Dan Tobin Smith’s Meditative photography
Dan Tobin Smith’s Meditative photography
‘I’m just not very good with people’, still life photographer, Dan Tobin Smith, laughs when we ask why he favours an inanimate subject, over coffee at his purpose built De Beauvoir studio. ‘I’ve got this thing: no people, no animals, no velvet’. It’s a rule that’s fared him well, having shot countless still life editorials for prestigious titles such as Numero and Wallpaper, campaigns for luxury fashion brands including Alexander McQueen and Louis Vuitton, as well as an album cover for Jay-Z. No big deal. ‘I just started shooting funny little things when I was about fourteen’, he remembers, and even though he went on to study painting at Central Saint Martins, something about the shutter stuck and he was drawn back into photography while travelling for work. ‘It wasn’t very creative though, when you’re just documenting something’, he says, but ‘you can make something in the studio on your own’.
When working on commissions for clients the process is often very collaborative, ‘you get a lot of people coming together for a fixed amount of time, and it’s really expensive, so you need to plan’, he explains, ‘but sometimes you can kind of improvise’. For his own personal projects though, Dan Tobin Smith stays true to his ‘no people’ thing. ‘You’re more in control of the outcome’, he says. This way of working harks back to the time when he first became immersed in photography. ‘Being in the studio reminds me of being in the dark room’. As a teenager when he would visit his Dad, a teacher of photography, he would disappear into the darkroom for days and nights on end in order to see the whole printing process emerge along with the morning light. ‘There’s a special feeling that you’re just creating something, it’s sort of meditative’, he tells us dreamily.

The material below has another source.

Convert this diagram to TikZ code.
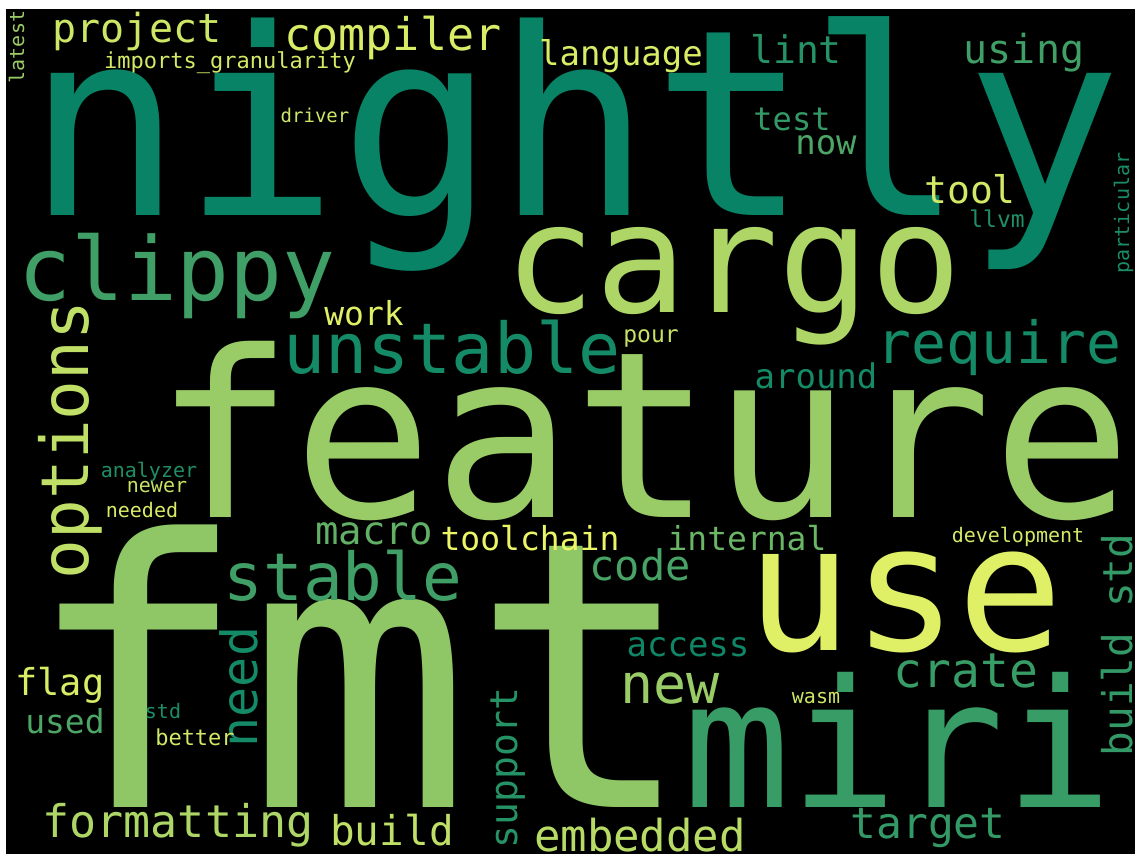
\documentclass[tikz,border=0pt]{standalone}
\usepackage{fontspec}
\newfontfamily\wcfont{DejaVu Sans Mono}
\tikzset{
  wrd/.style={font={\wcfont\fontsize{#1}{#1}\selectfont}, inner sep=0pt, outer sep=0pt, anchor=base},
  clr/.style 2 args={text={rgb,255:red,#1;green,#2;blue,102}},
}
\begin{document}
\begin{tikzpicture}[x=1pt,y=-1pt]
\useasboundingbox (0,0) rectangle (1135,854);
\fill[white] (0,0) rectangle (1135,854);
\fill[black] (6,9) rectangle (1135,854);
\begin{scope}
\clip (6,9) rectangle (1135,854);
\node[wrd=260, clr={8}{131}] (nightly) at (574,215) {nightly};
\node[wrd=232, clr={153}{204}] (feature) at (643,517) {feature};
\node[wrd=372, clr={143}{199}] (fmt) at (360,807) {fmt};
\node[wrd=152, clr={173}{214}] (cargo) at (733,312) {cargo};
\node[wrd=176, clr={224}{240}] (use) at (905,650) {use};
\node[wrd=178, clr={56}{156}] (miri) at (898,807) {miri};
\node[wrd=88, clr={64}{159}] (clippy) at (177,300) {clippy};
\node[wrd=70, clr={20}{138}] (unstable) at (452,373) {unstable};
\node[wrd=58, clr={20}{138}] (require) at (999,363) {require};
\node[wrd=66, clr={191}{223}, rotate=90] (options) at (88,440) {options};
\node[wrd=66, clr={64}{159}] (stable) at (343,600) {stable};
\node[wrd=48, clr={56}{156}] (crate) at (966,687) {crate};
\node[wrd=45, clr={217}{236}] (compiler) at (393,50) {compiler};
\node[wrd=40, clr={204}{230}] (project) at (137,42) {project};
\node[wrd=22, clr={212}{233}] (imports) at (230,68) {imports\_granularity};
\node[wrd=20, clr={153}{204}, rotate=90] (latest) at (24,47) {latest};
\node[wrd=19, clr={204}{230}] (driver) at (315,122) {driver};
\node[wrd=34, clr={217}{236}] (language) at (621,65) {language};
\node[wrd=38, clr={38}{147}] (lint) at (796,63) {lint};
\node[wrd=40, clr={64}{159}] (using) at (1024,63) {using};
\node[wrd=32, clr={51}{153}] (test) at (792,130) {test};
\node[wrd=34, clr={77}{166}] (now) at (826,154) {now};
\node[wrd=38, clr={209}{233}] (tool) at (970,203) {tool};
\node[wrd=23, clr={31}{143}] (llvm) at (997,227) {llvm};
\node[wrd=20, clr={26}{140}, rotate=90] (particular) at (1129,213) {particular};
\node[wrd=33, clr={224}{240}] (work) at (364,325) {work};
\node[wrd=23, clr={199}{227}] (pour) at (651,342) {pour};
\node[wrd=34, clr={20}{138}] (around) at (816,388) {around};
\node[wrd=33, clr={107}{181}] (internal) at (747,550) {internal};
\node[wrd=20, clr={212}{233}] (development) at (1018,542) {development};
\node[wrd=41, clr={51}{153}, rotate=90] (buildstd) at (1132,645) {build std};
\node[wrd=42, clr={71}{163}] (code) at (640,580) {code};
\node[wrd=39, clr={97}{176}] (macro) at (374,544) {macro};
\node[wrd=33, clr={235}{245}] (toolchain) at (530,550) {toolchain};
\node[wrd=34, clr={15}{135}] (access) at (688,656) {access};
\node[wrd=55, clr={153}{204}] (new) at (670,703) {new};
\node[wrd=50, clr={20}{138}, rotate=90] (need) at (257,687) {need};
\node[wrd=38, clr={38}{147}, rotate=90] (support) at (517,768) {support};
\node[wrd=44, clr={184}{219}] (embedded) at (640,851) {embedded};
\node[wrd=41, clr={191}{223}] (build) at (392,845) {build};
\node[wrd=45, clr={173}{214}] (formatting) at (178,837) {formatting};
\node[wrd=37, clr={217}{236}] (flag) at (60,695) {flag};
\node[wrd=33, clr={77}{166}] (used) at (65,733) {used};
\node[wrd=20, clr={26}{140}] (std) at (163,718) {std};
\node[wrd=22, clr={209}{233}] (better) at (195,745) {better};
\node[wrd=20, clr={31}{143}] (analyzer) at (149,477) {analyzer};
\node[wrd=20, clr={199}{227}] (newer) at (157,492) {newer};
\node[wrd=20, clr={217}{236}] (needed) at (142,517) {needed};
\node[wrd=20, clr={204}{230}] (wasm) at (816,703) {wasm};
\node[wrd=43, clr={51}{153}] (target) at (928,838) {target};
\end{scope}
\end{tikzpicture}
\end{document}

And that applies as much to working in the studio as it does to those early, eye-opening days in the dark room. ‘When you’re in the studio on your own it’s got its own real magic to it’.
It makes sense that an absorbingly hypnotic soundtrack would accompany this zen-like studio experience, with double-necked electric violin player L Shankar and the creatively choral Sacred Harp among favourites on Tobin Smith’s work playlist. Not that he can be pinned down to defining his taste with any particular style. ‘Music’s just this huge world for me, and there’s almost too much out there that’s kind of weird and good’.
Given the super-focussed way in which Dan Tobin Smith enjoys working, it’s no surprise to learn that his number one activity away from the camera, apart from spending time with his one-year-old son, is target shooting, a practise involving shooting targets from various distances with an air pistol. ‘It’s a bit like photography in that it’s quite meditative, and a lot of it is to do with sight picture’. He continues, ‘it’s a very subtle thing that’s about aligning things in the right way, and it’s totally psychological, you have to get your head completely into that space’. Much like the mind space he strives to achieve alone in the studio, and in the calm of the darkroom before that, ‘it’s this amazing skill to be able to shut your mind off and just focus on one thing’. He admits that it’s a hobby that has itself something of ‘a weird reputation, especially in England’, but for him, ‘it’s a pure sport. It’s the most meditative sport out there’.
As part of the Chelsea Fringe, from Saturday 17th May Tobin Smith will be showing a serious of work’s at Hackney’s trendiest brunch and wine spot, L’Entrepôt, that were created with an equal level of precision as would be needed for shooting a small and far-off target. ‘I’d seen a lot of people doing things with those old Masters paintings of flowers that are so well known, so I wanted to do something unusual’, he says of the set of floral photography he’s created for the exhibition. ‘I’d been taking pictures of this really angular steel with a flat sheen, which is totally different to flowers, and then I started looking at these paintings, that I knew really well, and sort of deconstructing the shapes I found in them’. He continues, ‘I just made loads of drawings on top of these paintings, sort of simple geometric shapes, and I just did it over and over again until I got the shapes I wanted’. Said shapes became a metal framing for the flowers that were subsequently photographed to make up the images displayed.
The idea behind this was to deconstruct these natural shapes into something resembling readable data, ‘almost like those computers that use algorithms to recognise car number plates’. In doing this Tobin Smith was exploring the idea that everything, even in nature, can be manipulated and constructed. ‘I mean those paintings are not natural things at all’, he suggests. ‘They could be painted over a year, and they’re painting from drawings’. Like the flowers in the paintings which are specifically bred and mass produced, ‘most of what we eat is strictly bred. It might be organic but it’s still been bred by humans over the centuries’. By way of explanation, he tells us, ‘In the wild a banana is tiny and full of seeds, but I read that people have been breeding them for something like 7000 years. It’s amazing that we can invent something like that’.
Not unaware of the irony of the fact that a series on this theme is being shown in an eatery which prides itself on using small-scale natural produce, Tobin Smith laughs. ‘I hope they don’t think we’re taking the piss!’.
Still Life with Flowers by Dan Tobin Smith is at The Storeroom at L’Entrepôt, May 17 to June 17 2014. Free entry.